Saturday, November 6, 2021

Woodstove Spirituality

It is November, which means my woodstove is fired up for the season. While the last leaves are still lingering on the trees, I start the woodstove – at least in the mornings to take off the chill. I postpone this autumn ritual as long as possible. As tight as our woodstove is, it still leaks particles into the room when I open the door to add wood. It is also a very dry heat, so we will have to drag out the humidifier soon.

We have a Jøtul stove with a glass door, so I can watch the fire while I enjoy its heat. This style of stove has the ambiance of an open hearth without the indoor pollution and constant fire-tending. As I watch the fire, my imagination travels to the infancy of our race, when Prometheus first brought fire to humans. What a wonder fire must have been for those early members of our species!

There is something spiritual about fire. It is the focus of the earliest Vedas. Fire was named Agni in ancient India and considered to be a god. It was also one of the four (or five) basic elements in Indian, Chinese, Tibetan, Japanese and Greek philosophy.

Fire is a symbol for the Divine throughout the Bible. God appears to Moses in a burning bush. God appeared to the Israelites in pillars of fire and smoke. Fire covered the summit of the sacred mountain Sinai. John the Baptist and Jesus used the image of fire in their teaching. The Holy Spirit came upon the apostles as tongues of fire.

As I watch the transformation of matter into energy in the firebox, I cannot help but think that this represents the human condition. Our bodies are fuel-consuming furnaces. Warmth is life. Cold is death. At death our bodies cool, and the elements return to earth from which they came. In my case the body will be consumed by fire and the ashes scattered to the wind on a mountaintop - two more symbols for the Divine.

We are not the body. Nor are we the fire. We are neither matter nor energy. In Indian philosophy the fifth element (after earth, water, fire, and air) is space or void. The same is true in Japanese Shinto and Tibetan Buddhism. Space is where everything occurs. It is the emptiness in my woodstove where transformation takes place.
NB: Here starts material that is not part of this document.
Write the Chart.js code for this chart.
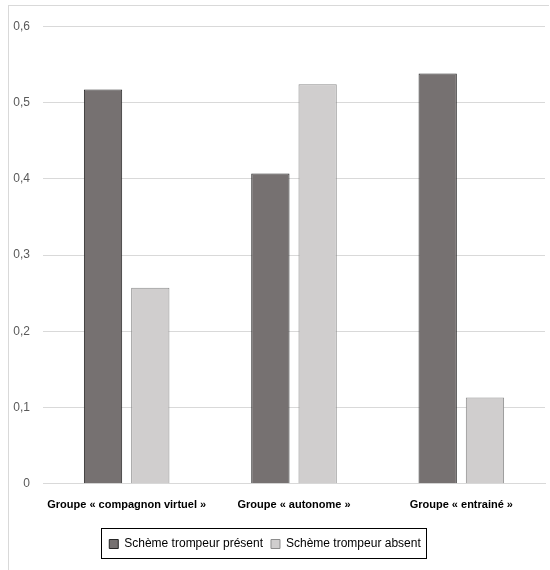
<!DOCTYPE html>
<html lang="fr">
<head>
    <meta charset="UTF-8">
    <title>Schème trompeur</title>
    <script src="https://cdn.jsdelivr.net/npm/chart.js"></script>
    <style>
        body { margin: 0; background: #fff; }
        #box {
            position: absolute; left: 8px; top: 5px;
            width: 540px; height: 565px;
            border-left: 1px solid #d9d9d9;
            border-top: 1px solid #d9d9d9;
        }
    </style>
</head>
<body>
<div id="box"><canvas id="chart"></canvas></div>
<script>
    const categories = ["Groupe « compagnon virtuel »", "Groupe « autonome »", "Groupe « entrainé »"];
    const present = [0.517, 0.407, 0.538];
    const absent = [0.257, 0.524, 0.113];
    const seriesNames = ["Schème trompeur présent", "Schème trompeur absent"];

    const FONT = "'Liberation Sans', Arial, sans-serif";

    // légende un peu décalée à gauche + cadre noir autour
    const legendFrame = {
        id: 'legendFrame',
        afterLayout(chart) {
            chart.legend.left -= 12;
            chart.legend.right -= 12;
        },
        afterDraw(chart) {
            const boxes = chart.legend.legendHitBoxes;
            if (!boxes || !boxes.length) return;
            let l = Infinity, r = -Infinity, t = Infinity, b = -Infinity;
            boxes.forEach(h => {
                l = Math.min(l, h.left); r = Math.max(r, h.left + h.width);
                t = Math.min(t, h.top); b = Math.max(b, h.top + h.height);
            });
            const ctx = chart.ctx;
            ctx.save();
            ctx.strokeStyle = '#000';
            ctx.lineWidth = 1;
            ctx.strokeRect(Math.round(l - 8) + 0.5, Math.round(t - 10) + 0.5, Math.round(r - l + 14), Math.round(b - t + 18));
            ctx.restore();
        }
    };

    new Chart(document.getElementById('chart'), {
        type: 'bar',
        data: {
            labels: categories,
            datasets: [{
                label: seriesNames[0],
                data: present,
                backgroundColor: '#767171',
                borderColor: '#262626',
                borderWidth: 1
            }, {
                label: seriesNames[1],
                data: absent,
                backgroundColor: '#d0cece',
                borderColor: '#8c8c8c',
                borderWidth: 1
            }]
        },
        options: {
            responsive: true,
            maintainAspectRatio: false,
            animation: false,
            categoryPercentage: 0.565,
            barPercentage: 0.81,
            layout: { padding: { left: 0, right: 4, top: 16, bottom: 11 } },
            plugins: {
                tooltip: { enabled: false },
                legend: {
                    position: 'bottom',
                    labels: {
                        boxWidth: 9, boxHeight: 9,
                        color: '#000',
                        font: { family: FONT, size: 12 },
                        padding: 8
                    }
                }
            },
            scales: {
                x: {
                    grid: { display: false },
                    border: { color: '#d9d9d9' },
                    afterFit: s => { s.height += 11; },
                    ticks: {
                        color: '#000',
                        autoSkip: false,
                        font: { family: FONT, size: 11, weight: 'bold' },
                        padding: 7,
                        maxRotation: 0
                    }
                },
                y: {
                    min: 0, max: 0.6,
                    grid: { color: '#d9d9d9', drawTicks: false },
                    border: { display: false },
                    afterFit: s => { s.width = 34; },
                    ticks: {
                        stepSize: 0.1,
                        color: '#595959',
                        padding: 13,
                        font: { family: FONT, size: 12 },
                        callback: v => v === 0 ? '0' : v.toFixed(1).replace('.', ',')
                    }
                }
            }
        },
        plugins: [legendFrame]
    });
</script>
</body>
</html>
The Tao Te Ching speaks often about space. Space is the emptiness which makes form possible. Space is what make a house useful. Without space my mug cannot hold tea. In the Bible God is said to dwell in the space between the cherubim on the cover of the Ark of the Covenant in the Holy of Holies.

The Ark itself was a box not much bigger than my woodstove. And it was empty until Moses started filling it with commandments and religious objects. That is what religions always do. In the creation stories God formed the cosmos by creating space between the chaos above and below.

Space is the heart of Reality. It is the essence of what we are. Science tells us that our bodies are mostly space. The millions of atoms which comprise the human body are themselves 99% empty space. If you removed all of the empty space contained in every atom in every person on earth and compress us all together, the overall volume of our particles would be smaller than a sugar cube. We are space.

We are the space in which this world exists. That can be experienced directly. Look around. Do you experience yourself as an object in space or as the space in which objects appear? Are you an object in the universe or the space in which the universe appears?

We are the space within which the Burning Bush burns. We are the space in which Moses hears the sacred Name I AM. God instructs Moses, “Remove your shoes, for the place [or space] where you stand is holy ground!” Temples, churches and mosques are considered sacred space. The New Testament calls us temples of God. We are holy. So is your neighbor. Remember this and remove your shoes.